Bank of America thought it was laying claim to a crown jewel of American mortgage lending when it scooped up Countrywide Financial Corp. at the depths of the housing crisis in 2008.
With a name reflecting its ambition, Countrywide transformed itself from a regional lender in Calabasas to a burgeoning powerhouse. It seemed to have perfected the elusive art of making home loans to borrowers with scuffed credit.
But the deal quickly became a millstone for Bank of America, U.S. taxpayers and the American economy when Countrywide dissolved in a heap of bad loans and shoddy bookkeeping.
The extent of Countrywide's wayward behavior is still coming to light four years after the deal. New revelations emerged Wednesday in a mammoth lawsuit filed by the federal government.
The $1-billion civil suit alleges that Countrywide fraudulently deceived mortgage finance giants Fannie Mae and Freddie Mac into believing the company's risky loans were safe and sound.
Document: The complaint filed against BofA
Countrywide code-named its mortgage program "the Hustle" to prod employees to churn out loans as the housing market was beginning to crack.
The name was apt, said Preet Bharara, the U.S. attorney in Manhattan who brought the suit, because it underscored dubious behavior that began at Countrywide and continued at Bank of America. In its haste to stick the government with loans that it knew were flawed, Countrywide dispensed with traditional internal safeguards designed to ensure loan quality, according to the suit. The suit, which seeks treble damages, says the abuses occurred from 2007 to 2009.
"The fraudulent conduct alleged in today's complaint was spectacularly brazen," Bharara said. "Countrywide and Bank of America made disastrously bad loans and stuck taxpayers with the bill."
Bank of America said in a statement that it "has stepped up and acted responsibly to resolve legacy mortgage matters."
"At some point, Bank of America can't be expected to compensate every entity that claims losses that actually were caused by the economic downturn," the statement said.

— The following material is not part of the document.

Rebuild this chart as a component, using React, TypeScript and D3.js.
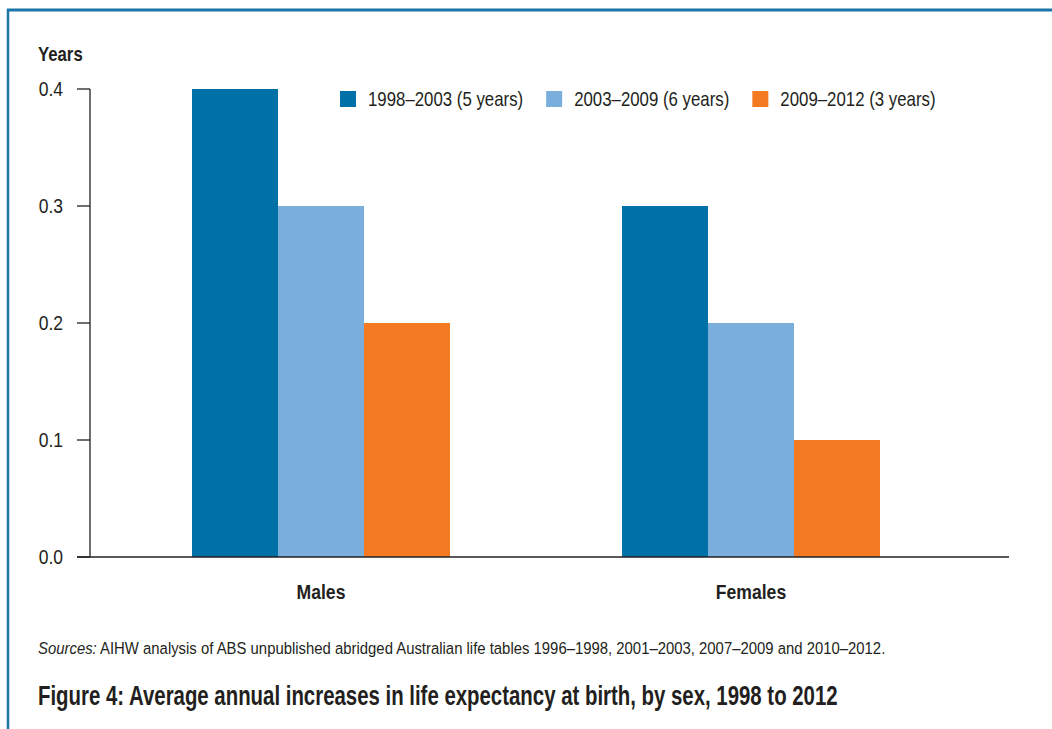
import React, { useEffect, useRef } from 'react';
import * as d3 from 'd3';

const categories = ['Males', 'Females'];
const periods = ['1998–2003 (5 years)', '2003–2009 (6 years)', '2009–2012 (3 years)'];
const males = [0.4, 0.3, 0.2];
const females = [0.3, 0.2, 0.1];
const yTicks = [0, 0.1, 0.2, 0.3, 0.4];
const colors = ['#0071a7', '#7aafdd', '#f47a22'];

const TITLE = 'Figure 4: Average annual increases in life expectancy at birth, by sex, 1998 to 2012';
const SOURCE = ' AIHW analysis of ABS unpublished abridged Australian life tables 1996–1998, 2001–2003, 2007–2009 and 2010–2012.';

const FONT = "'Liberation Sans', Arial, sans-serif";
const INK = '#231f20';

type TextSel = d3.Selection<SVGTextElement, any, any, any>;

// place a text at (x, y) and squeeze it horizontally so it reads like a condensed face
const place = (sel: TextSel, x: (d: any) => number, yv: (d: any) => number, k: number) => {
  sel.attr('x', 0).attr('y', 0)
    .attr('transform', d => `translate(${x(d)},${yv(d)}) scale(${k},1)`);
};

const App: React.FC = () => {
  const ref = useRef<SVGSVGElement>(null);

  useEffect(() => {
    const svg = d3.select(ref.current);
    svg.selectAll('*').remove();

    const width = 1052;
    const height = 729;
    const values = [males, females];

    // frame: blue rule along the top and left
    svg.append('line')
      .attr('x1', 7).attr('x2', width).attr('y1', 10).attr('y2', 10)
      .attr('stroke', '#1b75a9').attr('stroke-width', 3);
    svg.append('line')
      .attr('x1', 8).attr('x2', 8).attr('y1', 9).attr('y2', height)
      .attr('stroke', '#1b75a9').attr('stroke-width', 2.5);

    const y = d3.scaleLinear().domain([0, 0.4]).range([557, 89]);
    const x0 = d3.scaleBand<string>()
      .domain(categories)
      .range([106, 966])
      .paddingInner(0.4)
      .paddingOuter(0.2);
    const x1 = d3.scaleBand<string>()
      .domain(periods)
      .range([0, x0.bandwidth()]);

    // title and sources first, to work out the squeeze factors
    const title = svg.append('text')
      .attr('font-family', FONT)
      .attr('font-size', 28)
      .attr('font-weight', 'bold')
      .attr('fill', INK)
      .text(TITLE);
    const kBold = 800 / (title.node() as SVGTextElement).getComputedTextLength();
    place(title, () => 38, () => 705, kBold);

    const src = svg.append('text')
      .attr('font-family', FONT)
      .attr('font-size', 17)
      .attr('fill', INK);
    src.append('tspan').attr('font-style', 'italic').text('Sources:');
    src.append('tspan').text(SOURCE);
    const kReg = 848 / (src.node() as SVGTextElement).getComputedTextLength();
    place(src, () => 38, () => 654, kReg);

    // bars
    const groups = svg.append('g').selectAll('g')
      .data(categories)
      .enter()
      .append('g')
      .attr('transform', d => `translate(${x0(d)},0)`);

    groups.selectAll('rect')
      .data((d, i) => periods.map((p, j) => ({ period: p, value: values[i][j], idx: j })))
      .enter()
      .append('rect')
      .attr('x', d => x1(d.period)!)
      .attr('y', d => y(d.value))
      .attr('width', x1.bandwidth())
      .attr('height', d => y(0) - y(d.value))
      .attr('fill', d => colors[d.idx]);

    // axes
    const axis = svg.append('g').attr('stroke', INK).attr('stroke-width', 1.3);
    axis.append('line')
      .attr('x1', 90).attr('x2', 90).attr('y1', y(0.4)).attr('y2', y(0));
    axis.selectAll('line.tick')
      .data(yTicks)
      .enter()
      .append('line')
      .attr('class', 'tick')
      .attr('x1', 77).attr('x2', 90)
      .attr('y1', d => y(d)).attr('y2', d => y(d));
    axis.append('line')
      .attr('x1', 77).attr('x2', 1009).attr('y1', y(0)).attr('y2', y(0));

    const ticks = svg.append('g').selectAll('text')
      .data(yTicks)
      .enter()
      .append('text')
      .attr('dy', '0.36em')
      .attr('text-anchor', 'end')
      .attr('font-family', FONT)
      .attr('font-size', 20)
      .attr('fill', INK)
      .text(d => d.toFixed(1));
    place(ticks as TextSel, () => 63, d => y(d), kReg);

    const kLabel = kBold * 1.15;
    const yt = svg.append('text')
      .attr('font-family', FONT)
      .attr('font-size', 20)
      .attr('font-weight', 'bold')
      .attr('fill', INK)
      .text('Years');
    place(yt, () => 38, () => 61, kLabel);

    // category labels
    const cats = svg.append('g').selectAll('text')
      .data(categories)
      .enter()
      .append('text')
      .attr('text-anchor', 'middle')
      .attr('font-family', FONT)
      .attr('font-size', 21)
      .attr('font-weight', 'bold')
      .attr('fill', INK)
      .text(d => d);
    place(cats as TextSel, d => x0(d)! + x0.bandwidth() / 2, () => 599, kLabel);

    // legend
    const kLeg = kReg * 0.96;
    let lx = 340;
    periods.forEach((p, i) => {
      svg.append('rect')
        .attr('x', lx).attr('y', 91)
        .attr('width', 16).attr('height', 16)
        .attr('fill', colors[i]);
      const t = svg.append('text')
        .attr('dy', '0.36em')
        .attr('font-family', FONT)
        .attr('font-size', 20)
        .attr('fill', INK)
        .text(p);
      const tx = lx + 28;
      place(t, () => tx, () => 99, kLeg);
      const w = (t.node() as SVGTextElement).getComputedTextLength() * kLeg;
      lx = tx + w + 23;
    });
  }, []);

  return (
    <div style={{ position: 'absolute', left: 0, top: 0 }}>
      <svg ref={ref} width={1052} height={729} style={{ display: 'block', background: '#fff' }} />
    </div>
  );
};

export default App;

Housing advocates hailed the suit but said Countrywide-related losses far exceed the amount the government is seeking.
"It's better late than never, but it sure as heck should have been earlier and should have been more," said Dennis Kelleher, chief executive of Better Markets Inc., a liberal nonprofit group focused on financial reform.
The case underscores the lasting damage caused by Countrywide, critics say.
BofA bought Countrywide for about $2.5 billion and has racked up more than $30 billion in legal costs, write-downs and other charges since the acquisition. Numerous reports said BofA's directors last year discussed putting the Countrywide unit into bankruptcy if it continued to hemorrhage money.
U.S. taxpayers had to ante up $137 billion after the government bailed out Fannie and Freddie in the financial crisis. The companies are quasi-governmental entities that guarantee millions of home loans.
By inflating the mortgage balloon, Countrywide played an outsized role in the housing crisis and ensuing recession, critics say.
"Countrywide was the poster child for the problems that precipitated the financial crisis," said Kevin Stein, associate director of the San Francisco-based California Reinvestment Coalition.
"We're still seeing the effects in terms of people going into foreclosure as a result of the Countrywide practices," Stein said. "People are still suffering."
Though the U.S. housing market recently has begun to rebound, many areas of the country remain shaky.